- Given material -

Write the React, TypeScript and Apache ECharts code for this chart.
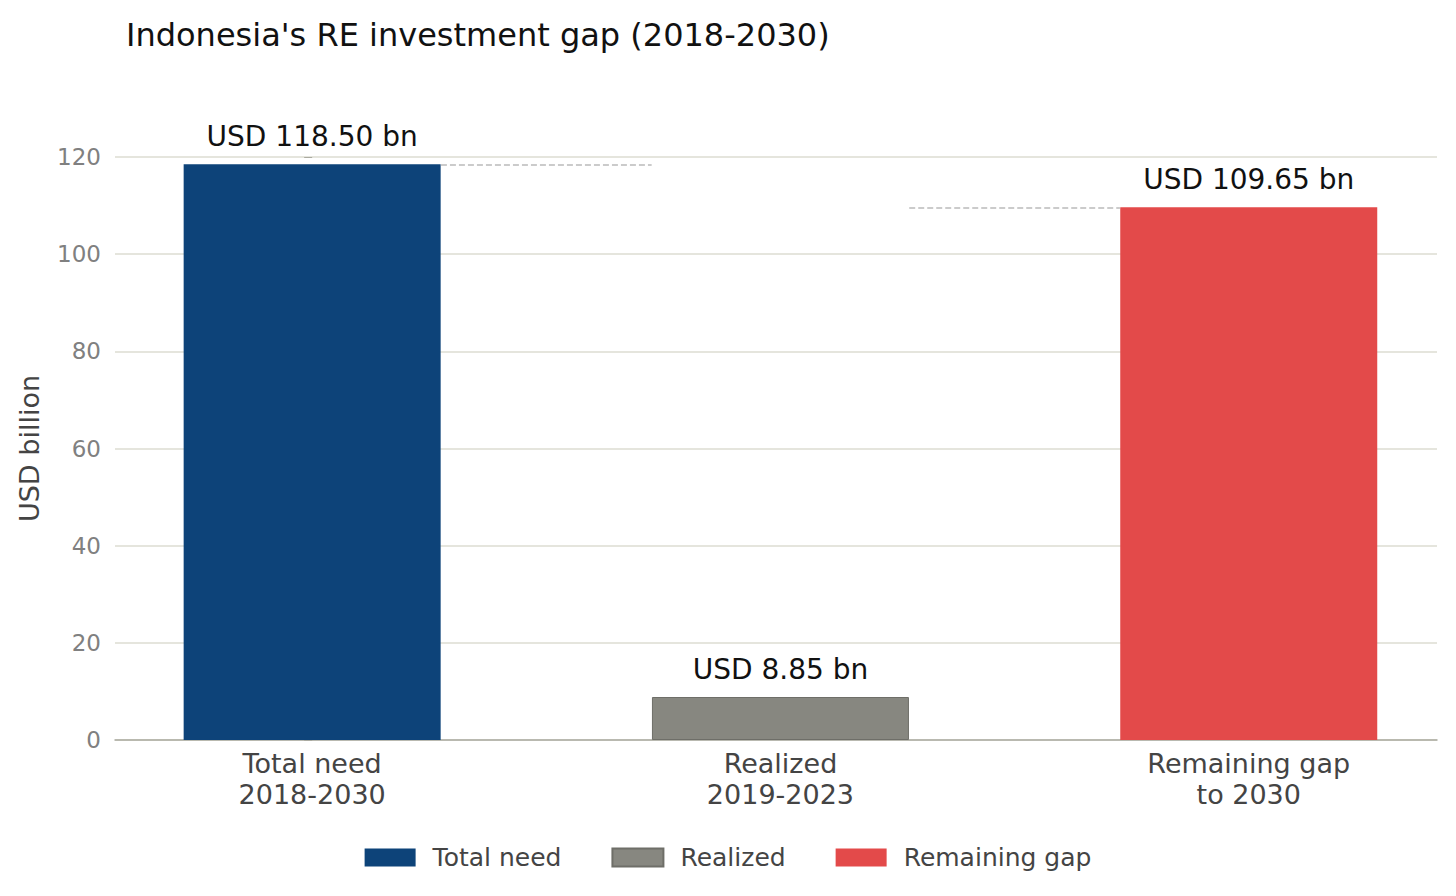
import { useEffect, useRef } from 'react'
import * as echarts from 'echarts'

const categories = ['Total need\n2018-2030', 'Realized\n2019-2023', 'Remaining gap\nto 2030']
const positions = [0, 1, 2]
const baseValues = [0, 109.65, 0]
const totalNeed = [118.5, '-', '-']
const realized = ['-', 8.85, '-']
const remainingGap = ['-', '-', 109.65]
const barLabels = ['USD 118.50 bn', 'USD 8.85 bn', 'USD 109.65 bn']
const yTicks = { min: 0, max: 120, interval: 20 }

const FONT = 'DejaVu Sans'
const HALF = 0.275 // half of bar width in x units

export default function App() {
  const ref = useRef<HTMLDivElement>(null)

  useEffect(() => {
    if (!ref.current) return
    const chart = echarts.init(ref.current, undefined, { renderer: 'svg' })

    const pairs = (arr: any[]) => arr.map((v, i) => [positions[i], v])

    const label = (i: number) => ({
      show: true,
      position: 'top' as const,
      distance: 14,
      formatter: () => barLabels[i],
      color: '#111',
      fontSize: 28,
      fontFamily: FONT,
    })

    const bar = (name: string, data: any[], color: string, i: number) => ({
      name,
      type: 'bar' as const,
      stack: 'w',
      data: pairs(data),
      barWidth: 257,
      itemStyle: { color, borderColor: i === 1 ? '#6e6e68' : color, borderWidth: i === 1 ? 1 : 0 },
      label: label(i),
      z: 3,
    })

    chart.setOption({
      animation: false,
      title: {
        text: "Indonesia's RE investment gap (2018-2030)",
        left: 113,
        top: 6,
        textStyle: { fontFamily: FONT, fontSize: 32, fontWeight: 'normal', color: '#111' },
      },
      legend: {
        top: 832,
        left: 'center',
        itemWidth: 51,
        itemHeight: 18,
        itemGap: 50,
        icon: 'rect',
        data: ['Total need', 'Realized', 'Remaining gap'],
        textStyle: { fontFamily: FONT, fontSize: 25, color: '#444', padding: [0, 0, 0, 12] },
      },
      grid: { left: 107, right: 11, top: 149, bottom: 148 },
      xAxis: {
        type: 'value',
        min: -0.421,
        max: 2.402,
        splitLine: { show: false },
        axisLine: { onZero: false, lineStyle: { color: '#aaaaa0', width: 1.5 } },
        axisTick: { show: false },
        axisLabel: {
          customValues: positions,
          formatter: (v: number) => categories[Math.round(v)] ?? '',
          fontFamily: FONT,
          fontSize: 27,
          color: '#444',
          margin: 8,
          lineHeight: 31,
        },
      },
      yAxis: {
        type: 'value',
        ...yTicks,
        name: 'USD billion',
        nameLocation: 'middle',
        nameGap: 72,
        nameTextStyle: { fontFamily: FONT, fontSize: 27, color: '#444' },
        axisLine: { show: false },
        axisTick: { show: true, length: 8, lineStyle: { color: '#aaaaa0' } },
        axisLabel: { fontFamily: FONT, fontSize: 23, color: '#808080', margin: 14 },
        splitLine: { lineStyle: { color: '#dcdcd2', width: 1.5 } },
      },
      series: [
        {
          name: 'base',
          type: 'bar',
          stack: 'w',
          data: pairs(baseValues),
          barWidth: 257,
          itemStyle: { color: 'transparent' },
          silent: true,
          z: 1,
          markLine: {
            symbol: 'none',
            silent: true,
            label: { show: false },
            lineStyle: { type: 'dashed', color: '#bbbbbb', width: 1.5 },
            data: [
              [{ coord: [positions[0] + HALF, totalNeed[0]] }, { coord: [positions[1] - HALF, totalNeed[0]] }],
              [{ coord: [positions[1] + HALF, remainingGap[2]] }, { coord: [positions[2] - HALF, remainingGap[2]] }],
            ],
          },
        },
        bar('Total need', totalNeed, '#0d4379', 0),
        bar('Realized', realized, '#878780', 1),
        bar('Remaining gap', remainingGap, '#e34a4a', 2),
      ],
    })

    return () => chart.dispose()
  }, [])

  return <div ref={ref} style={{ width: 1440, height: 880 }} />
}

- Task details -
Give the data above again in full and unchanged, skipping the pictures.

- Response to this task -
Write the React, TypeScript and Apache ECharts code for this chart.
import { useEffect, useRef } from 'react'
import * as echarts from 'echarts'

const categories = ['Total need\n2018-2030', 'Realized\n2019-2023', 'Remaining gap\nto 2030']
const positions = [0, 1, 2]
const baseValues = [0, 109.65, 0]
const totalNeed = [118.5, '-', '-']
const realized = ['-', 8.85, '-']
const remainingGap = ['-', '-', 109.65]
const barLabels = ['USD 118.50 bn', 'USD 8.85 bn', 'USD 109.65 bn']
const yTicks = { min: 0, max: 120, interval: 20 }

const FONT = 'DejaVu Sans'
const HALF = 0.275 // half of bar width in x units

export default function App() {
  const ref = useRef<HTMLDivElement>(null)

  useEffect(() => {
    if (!ref.current) return
    const chart = echarts.init(ref.current, undefined, { renderer: 'svg' })

    const pairs = (arr: any[]) => arr.map((v, i) => [positions[i], v])

    const label = (i: number) => ({
      show: true,
      position: 'top' as const,
      distance: 14,
      formatter: () => barLabels[i],
      color: '#111',
      fontSize: 28,
      fontFamily: FONT,
    })

    const bar = (name: string, data: any[], color: string, i: number) => ({
      name,
      type: 'bar' as const,
      stack: 'w',
      data: pairs(data),
      barWidth: 257,
      itemStyle: { color, borderColor: i === 1 ? '#6e6e68' : color, borderWidth: i === 1 ? 1 : 0 },
      label: label(i),
      z: 3,
    })

    chart.setOption({
      animation: false,
      title: {
        text: "Indonesia's RE investment gap (2018-2030)",
        left: 113,
        top: 6,
        textStyle: { fontFamily: FONT, fontSize: 32, fontWeight: 'normal', color: '#111' },
      },
      legend: {
        top: 832,
        left: 'center',
        itemWidth: 51,
        itemHeight: 18,
        itemGap: 50,
        icon: 'rect',
        data: ['Total need', 'Realized', 'Remaining gap'],
        textStyle: { fontFamily: FONT, fontSize: 25, color: '#444', padding: [0, 0, 0, 12] },
      },
      grid: { left: 107, right: 11, top: 149, bottom: 148 },
      xAxis: {
        type: 'value',
        min: -0.421,
        max: 2.402,
        splitLine: { show: false },
        axisLine: { onZero: false, lineStyle: { color: '#aaaaa0', width: 1.5 } },
        axisTick: { show: false },
        axisLabel: {
          customValues: positions,
          formatter: (v: number) => categories[Math.round(v)] ?? '',
          fontFamily: FONT,
          fontSize: 27,
          color: '#444',
          margin: 8,
          lineHeight: 31,
        },
      },
      yAxis: {
        type: 'value',
        ...yTicks,
        name: 'USD billion',
        nameLocation: 'middle',
        nameGap: 72,
        nameTextStyle: { fontFamily: FONT, fontSize: 27, color: '#444' },
        axisLine: { show: false },
        axisTick: { show: true, length: 8, lineStyle: { color: '#aaaaa0' } },
        axisLabel: { fontFamily: FONT, fontSize: 23, color: '#808080', margin: 14 },
        splitLine: { lineStyle: { color: '#dcdcd2', width: 1.5 } },
      },
      series: [
        {
          name: 'base',
          type: 'bar',
          stack: 'w',
          data: pairs(baseValues),
          barWidth: 257,
          itemStyle: { color: 'transparent' },
          silent: true,
          z: 1,
          markLine: {
            symbol: 'none',
            silent: true,
            label: { show: false },
            lineStyle: { type: 'dashed', color: '#bbbbbb', width: 1.5 },
            data: [
              [{ coord: [positions[0] + HALF, totalNeed[0]] }, { coord: [positions[1] - HALF, totalNeed[0]] }],
              [{ coord: [positions[1] + HALF, remainingGap[2]] }, { coord: [positions[2] - HALF, remainingGap[2]] }],
            ],
          },
        },
        bar('Total need', totalNeed, '#0d4379', 0),
        bar('Realized', realized, '#878780', 1),
        bar('Remaining gap', remainingGap, '#e34a4a', 2),
      ],
    })

    return () => chart.dispose()
  }, [])

  return <div ref={ref} style={{ width: 1440, height: 880 }} />
}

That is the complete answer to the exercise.